# Chicago High Rise Elevators



## pete25 (Mar 1, 2018)

If I have two banks of elevators (2-elevators on each side of the building), how many elevators are required to be on emergency power i.e. standby generator in my case? I know that the Chicago building code requires that at least one (1) elevator however, I am being told that code requires 1 elevator per bank. Where in the code is this indicated?


----------



## MikeFL (Apr 16, 2016)

Do you have a state agency which regulates elevators? We do and they tend to be helpfully responsive on inquiries like that.

Fire Marshal is another resource to consider.


----------



## wildleg (Apr 12, 2009)

unfortunately items like this can sometimes be hard to find in the code. It could be in your state elevator code, it could be in a city addendum to (elevator, building, or fire code), or it could be in any number of other codes that are stated in the legal code for your jurisdiction.

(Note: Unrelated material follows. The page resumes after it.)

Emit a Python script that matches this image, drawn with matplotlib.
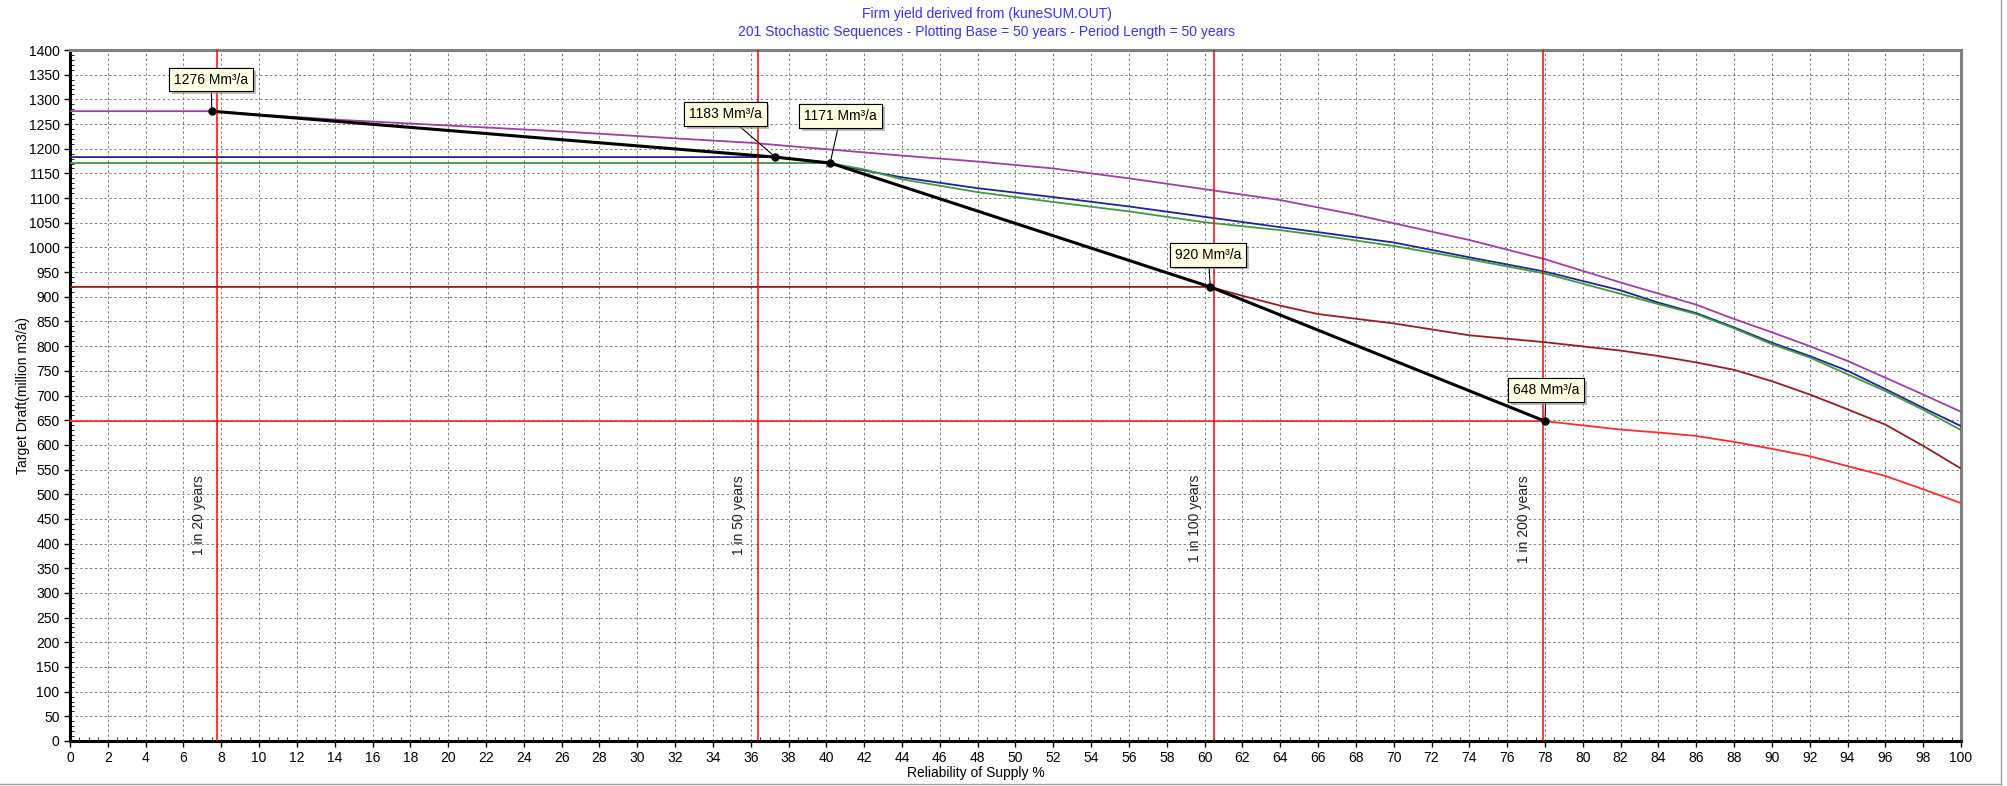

the general contractor should be able to rfi the engineer on record, the ahj, or the elevator contractor and get a code section for you, and I would advise you to rfi the GC to do just that, if it is not included in the plans or specs.

https://www2.illinois.gov/sites/sfm/About/Divisions/Elevators/Pages/Elevator-FAQs.aspx#h5

https://www2.illinois.gov/sites/sfm/About/Divisions/Elevators/Pages/default.aspx


----------



## scotch (Oct 17, 2013)

Another homework question......


----------